If Java is to be dethroned, who or what will take its place? Scala? C#? Groovy? A happy family of DSLs on the JVM? Ruby? Some of us are quite keen on Ruby but could Ruby really replace Java as the language of choice for building larger systems? No one seemed to be willing to carry the Ruby-as-Java-successor-banner all the way. We then got kind of sidetracked but in an interesting way. Ruby was claimed to be on a conceptually higher level than Java and concerns on how that would affect an imagined post-Java-generation of developers were raised. Would a newly hatched developer breastfed with Ruby stand clueless when faced with problems from the scary lower regions of the conceptual stack? Agreement was reached that those concerns are legitimate but also very old and equally valid at any point in the progression from low level direct hardware instructions to assembler programming to C and so on. You lose understanding and give up control at every stage. By having technology solve problems for you, of course you’ll not be fluent in solving those kind of problems yourself. Working at a conceptually higher level probably pays the price or otherwise the progression in that direction wouldn’t continue. And hey, you can still write assembler code. Nothing stops you. For most of the problems you are faced with in our line of business you’ll not be very productive, though.

Oracle. Well, they bought it. All of it. What will happen now? With the JCP? With NetBeans? With JRockit? We are geographically close to JRockit and it turned out one of us knows developers on the JRockit team as well. Could Oracle bring financial muscles to the Java platform and do good? Will Oracle owning Java increase the risk of the platform diverging somehow or forks of some kind? Time will tell.
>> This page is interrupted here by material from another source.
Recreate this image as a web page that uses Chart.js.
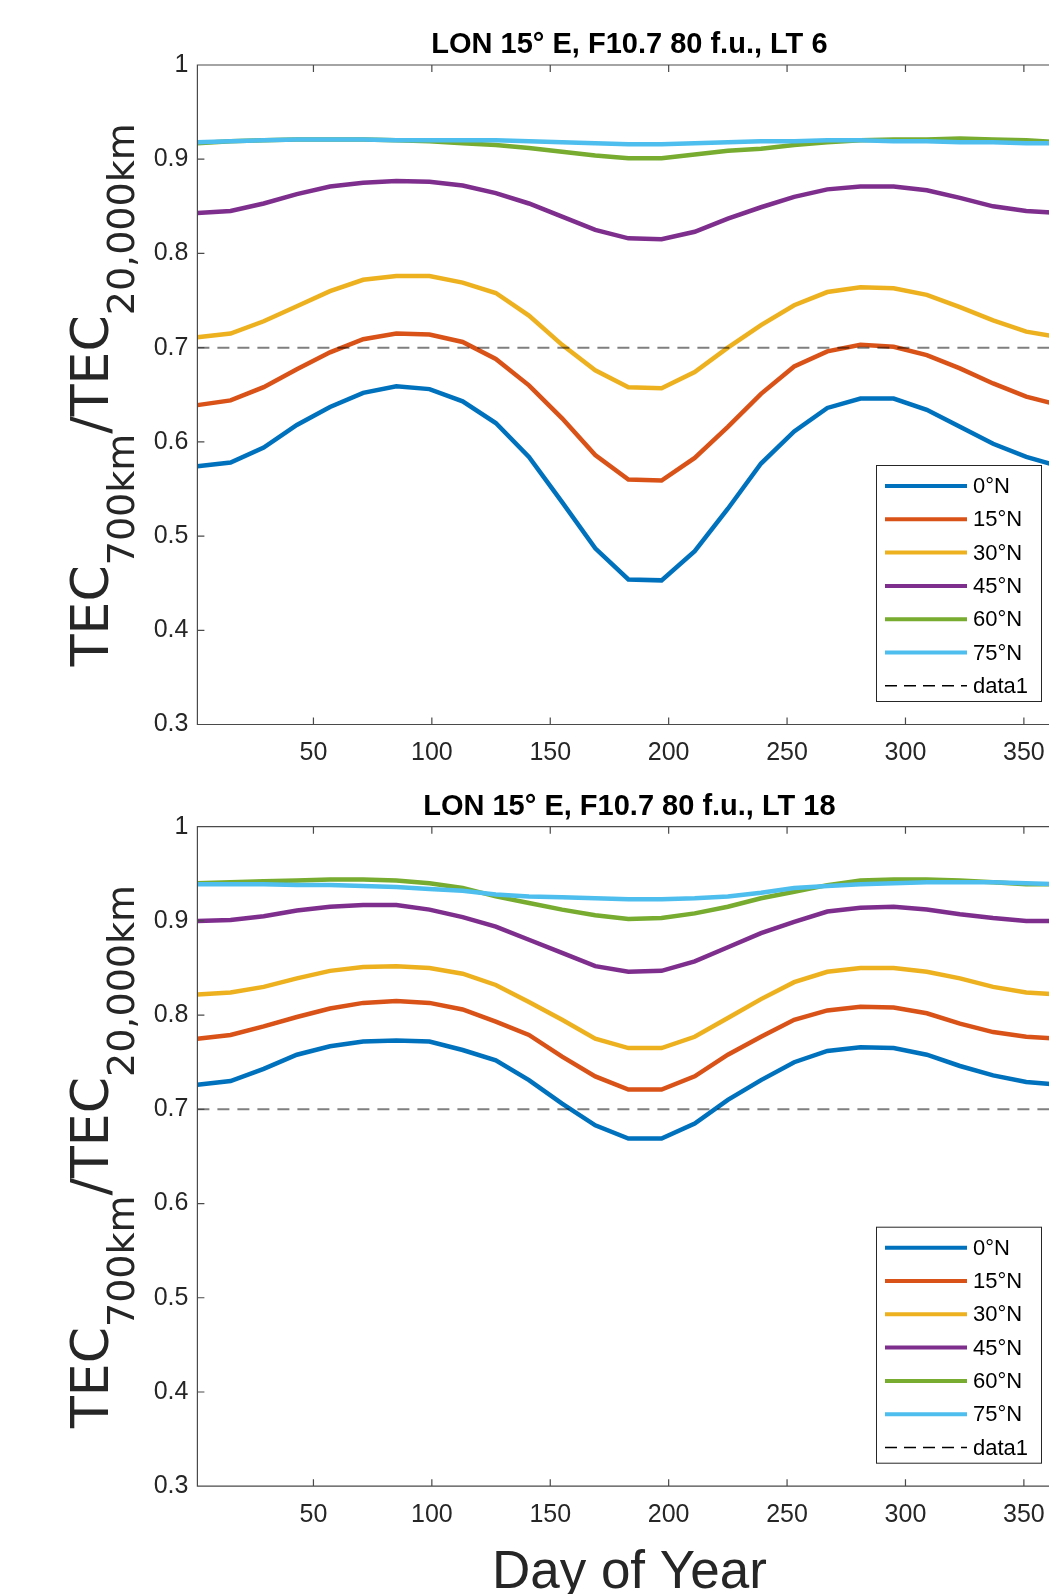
<!DOCTYPE html>
<html lang="en">
<head>
<meta charset="UTF-8">
<title>TEC ratio vs day of year</title>
<script src="https://cdn.jsdelivr.net/npm/chart.js@4.4.1/dist/chart.umd.min.js"></script>
<style>
  html, body { margin: 0; padding: 0; background: #fff; overflow: hidden; }
  #page { position: relative; width: 1049px; height: 1594px; overflow: hidden; }
  canvas { position: absolute; left: 0; }
  #lt6 { top: 0; }
  #lt18 { top: 762px; }
</style>
</head>
<body>
<div id="page">
  <canvas id="lt6" width="1100" height="790"></canvas>
  <canvas id="lt18" width="1100" height="832"></canvas>
</div>
<script>
// day of year sample points
const days = [1, 15, 29, 43, 57, 71, 85, 99, 113, 127, 141, 155, 169, 183, 197, 211, 225, 239, 253, 267, 281, 295, 309, 323, 337, 351, 365];

const latLabels = ['0°N', '15°N', '30°N', '45°N', '60°N', '75°N'];
const latColors = ['#0072BD', '#D95319', '#EDB120', '#7E2F8E', '#77AC30', '#4DBEEE'];

// LT 6
const lt6_0N  = [0.574,0.578,0.594,0.618,0.637,0.652,0.659,0.656,0.643,0.620,0.584,0.536,0.487,0.454,0.453,0.484,0.529,0.577,0.611,0.636,0.646,0.646,0.634,0.616,0.598,0.584,0.574];
const lt6_15N = [0.639,0.644,0.658,0.677,0.695,0.709,0.715,0.714,0.706,0.688,0.660,0.625,0.586,0.560,0.559,0.583,0.616,0.651,0.680,0.696,0.703,0.701,0.692,0.678,0.662,0.648,0.639];
const lt6_30N = [0.711,0.715,0.728,0.744,0.760,0.772,0.776,0.776,0.769,0.758,0.734,0.703,0.676,0.658,0.657,0.674,0.700,0.724,0.745,0.759,0.764,0.763,0.756,0.743,0.729,0.717,0.711];
const lt6_45N = [0.843,0.845,0.853,0.863,0.871,0.875,0.877,0.876,0.872,0.864,0.853,0.839,0.825,0.816,0.815,0.823,0.837,0.849,0.860,0.868,0.871,0.871,0.867,0.859,0.850,0.845,0.843];
const lt6_60N = [0.917,0.919,0.920,0.921,0.921,0.921,0.920,0.919,0.917,0.915,0.912,0.908,0.904,0.901,0.901,0.905,0.909,0.911,0.915,0.918,0.920,0.921,0.921,0.922,0.921,0.920,0.918];
const lt6_75N = [0.918,0.919,0.920,0.921,0.921,0.921,0.920,0.920,0.920,0.920,0.919,0.918,0.917,0.916,0.916,0.917,0.918,0.919,0.919,0.920,0.920,0.919,0.919,0.918,0.918,0.917,0.917];

// LT 18
const lt18_0N  = [0.726,0.730,0.743,0.758,0.767,0.772,0.773,0.772,0.763,0.752,0.731,0.706,0.683,0.669,0.669,0.685,0.710,0.731,0.750,0.762,0.766,0.765,0.758,0.746,0.736,0.729,0.726];
const lt18_15N = [0.775,0.779,0.788,0.798,0.807,0.813,0.815,0.813,0.806,0.793,0.779,0.756,0.735,0.721,0.721,0.735,0.758,0.777,0.795,0.805,0.809,0.808,0.802,0.791,0.782,0.777,0.775];
const lt18_30N = [0.822,0.824,0.830,0.839,0.847,0.851,0.852,0.850,0.844,0.832,0.814,0.795,0.775,0.765,0.765,0.777,0.797,0.817,0.835,0.846,0.850,0.850,0.846,0.839,0.830,0.824,0.822];
const lt18_45N = [0.900,0.901,0.905,0.911,0.915,0.917,0.917,0.912,0.904,0.894,0.880,0.866,0.852,0.846,0.847,0.857,0.872,0.887,0.899,0.910,0.914,0.915,0.912,0.907,0.903,0.900,0.900];
const lt18_60N = [0.940,0.941,0.942,0.943,0.944,0.944,0.943,0.940,0.935,0.926,0.919,0.912,0.906,0.902,0.903,0.908,0.915,0.924,0.931,0.938,0.943,0.944,0.944,0.943,0.941,0.939,0.939];
const lt18_75N = [0.939,0.939,0.939,0.938,0.938,0.937,0.936,0.934,0.932,0.928,0.926,0.925,0.924,0.923,0.923,0.924,0.926,0.930,0.935,0.937,0.939,0.940,0.941,0.941,0.941,0.940,0.939];

// horizontal reference line (legend "data1")
const refValue = 0.7;
const refLabel = 'data1';

const xTicks = [50, 100, 150, 200, 250, 300, 350];
const yTicks = [0.3, 0.4, 0.5, 0.6, 0.7, 0.8, 0.9, 1];
const yTickLabels = ['0.3', '0.4', '0.5', '0.6', '0.7', '0.8', '0.9', '1'];

const axisColor = '#4a4a4a';
const textColor = '#262626';
const sans = "'Liberation Sans', Arial, sans-serif";

// axes box + inward ticks, like MATLAB
const matlabAxes = {
    id: 'matlabAxes',
    afterDatasetsDraw(chart) {
        const ctx = chart.ctx, a = chart.chartArea;
        const x = chart.scales.x, y = chart.scales.y;
        ctx.save();
        ctx.strokeStyle = axisColor;
        ctx.lineWidth = 1.2;
        ctx.beginPath();
        ctx.rect(a.left, a.top, a.right - a.left, a.bottom - a.top);
        xTicks.forEach(v => {
            const px = x.getPixelForValue(v);
            ctx.moveTo(px, a.bottom); ctx.lineTo(px, a.bottom - 7);
            ctx.moveTo(px, a.top); ctx.lineTo(px, a.top + 7);
        });
        yTicks.forEach(v => {
            const py = y.getPixelForValue(v);
            ctx.moveTo(a.left, py); ctx.lineTo(a.left + 7, py);
            ctx.moveTo(a.right, py); ctx.lineTo(a.right - 7, py);
        });
        ctx.stroke();
        ctx.restore();
    }
};

// title, y label with subscripts, x label, boxed legend
const frame = {
    id: 'frame',
    afterDraw(chart, args, opts) {
        const ctx = chart.ctx, a = chart.chartArea;
        ctx.save();

        // title
        ctx.fillStyle = '#000';
        ctx.font = 'bold 29px ' + sans;
        ctx.textAlign = 'center';
        ctx.textBaseline = 'alphabetic';
        ctx.fillText(opts.title, (a.left + a.right) / 2 + 1, a.top - 12);

        // y label: TEC_{700km}/TEC_{20,000km}
        const parts = [['TEC', 0], ['700km', 1], ['/TEC', 0], ['20,000km', 1]];
        const mainFont = '52px "DejaVu Sans", sans-serif';
        const subFont = '38px "DejaVu Sans", sans-serif';
        let total = 0;
        parts.forEach(p => { ctx.font = p[1] ? subFont : mainFont; total += ctx.measureText(p[0]).width; });
        ctx.translate(108, (a.top + a.bottom) / 2);
        ctx.rotate(-Math.PI / 2);
        ctx.fillStyle = textColor;
        ctx.textAlign = 'left';
        let pos = -total / 2;
        parts.forEach(p => {
            ctx.font = p[1] ? subFont : mainFont;
            ctx.fillText(p[0], pos, p[1] ? 26 : 0);
            pos += ctx.measureText(p[0]).width;
        });
        ctx.setTransform(1, 0, 0, 1, 0, 0);

        // x label only under the lower panel
        if (opts.xLabel) {
            ctx.font = '53px ' + sans;
            ctx.textAlign = 'center';
            ctx.fillStyle = textColor;
            ctx.fillText(opts.xLabel, (a.left + a.right) / 2 + 1, a.bottom + 102);
        }

        // legend box
        const bx = 876, by = a.top + 400, bw = 165, bh = 236;
        ctx.fillStyle = '#fff';
        ctx.fillRect(bx, by, bw, bh);
        ctx.strokeStyle = textColor;
        ctx.lineWidth = 1;
        ctx.strokeRect(bx + 0.5, by + 0.5, bw, bh);
        ctx.font = '22px ' + sans;
        ctx.textAlign = 'left';
        ctx.textBaseline = 'middle';
        chart.data.datasets.forEach((ds, i) => {
            const ry = by + 21 + i * 33.3;
            ctx.beginPath();
            ctx.strokeStyle = ds.legendColor || ds.borderColor;
            ctx.lineWidth = ds.borderDash ? 1.5 : 4;
            ctx.setLineDash(ds.borderDash ? [12, 7] : []);
            ctx.moveTo(885, ry);
            ctx.lineTo(967, ry);
            ctx.stroke();
            ctx.setLineDash([]);
            ctx.fillStyle = '#000';
            ctx.fillText(ds.label, 973, ry + 1);
        });
        ctx.restore();
    }
};

function buildDatasets(series) {
    const sets = series.map((vals, i) => ({
        label: latLabels[i],
        data: vals.map((v, k) => ({ x: days[k], y: v })),
        borderColor: latColors[i],
        borderWidth: 4.5,
        pointRadius: 0,
        tension: 0,
        order: series.length - i + 1
    }));
    sets.push({
        label: refLabel,
        data: [{ x: days[0], y: refValue }, { x: days[days.length - 1], y: refValue }],
        borderColor: 'rgba(0,0,0,0.5)',
        legendColor: '#000',
        borderWidth: 2,
        borderDash: [12, 8],
        pointRadius: 0,
        order: 0
    });
    return sets;
}

function makeChart(id, title, series, padTop, xAxisHeight, xLabel) {
    return new Chart(document.getElementById(id), {
        type: 'line',
        data: { datasets: buildDatasets(series) },
        options: {
            responsive: false,
            animation: false,
            devicePixelRatio: 1,
            layout: { autoPadding: false, padding: { left: 0, top: padTop, right: 40.6, bottom: 0 } },
            plugins: {
                legend: { display: false },
                tooltip: { enabled: false },
                title: { display: false },
                frame: { title: title, xLabel: xLabel }
            },
            scales: {
                x: {
                    type: 'linear',
                    min: 1,
                    max: 365,
                    afterBuildTicks: s => { s.ticks = xTicks.map(v => ({ value: v })); },
                    afterFit: s => { s.height = xAxisHeight; },
                    grid: { display: false, drawTicks: false },
                    border: { display: false },
                    ticks: { color: textColor, font: { family: sans, size: 25 }, padding: 14, maxRotation: 0, autoSkip: false }
                },
                y: {
                    type: 'linear',
                    min: 0.3,
                    max: 1,
                    afterBuildTicks: s => { s.ticks = yTicks.map(v => ({ value: v })); },
                    afterFit: s => { s.width = 197.4; },
                    grid: { display: false, drawTicks: false },
                    border: { display: false },
                    ticks: {
                        color: textColor,
                        font: { family: sans, size: 25 },
                        padding: 9,
                        callback: (v) => yTickLabels[yTicks.findIndex(t => Math.abs(t - v) < 1e-6)]
                    }
                }
            }
        },
        plugins: [matlabAxes, frame]
    });
}

makeChart('lt6', 'LON 15° E, F10.7 80 f.u., LT 6',
    [lt6_0N, lt6_15N, lt6_30N, lt6_45N, lt6_60N, lt6_75N], 65, 65.5, null);
makeChart('lt18', 'LON 15° E, F10.7 80 f.u., LT 18',
    [lt18_0N, lt18_15N, lt18_30N, lt18_45N, lt18_60N, lt18_75N], 64.7, 107.8, 'Day of Year');
</script>
</body>
</html>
If your local fifteen year old computer enthusiast, keen to learn how to program, asked you to recommend a language, would it be a good idea to recommend Java today? (“Would that ever have been a good idea?” was the immediate objection of course.) Does Java have that kind of future? Should a consultant with his or her main experience of Java from college take time and effort to strive towards Java expertise today? Sure, we have tonnes and tonnes of Java code out there (Java will be the new COBOL as someone wrote not too long ago) and lots and lots of legacy applications will be Java based in the future. There will be work for the Java expert for sure. Especially if you are willing to get your hands dirty in a legacy application … but to end on a more positive note: If it turns out that some variation of the family-of-cool-languages-on-the-mature-JVM scenario plays out in the real world, your time invested in Java will both pay the bills and empower you as the developer of tomorrow.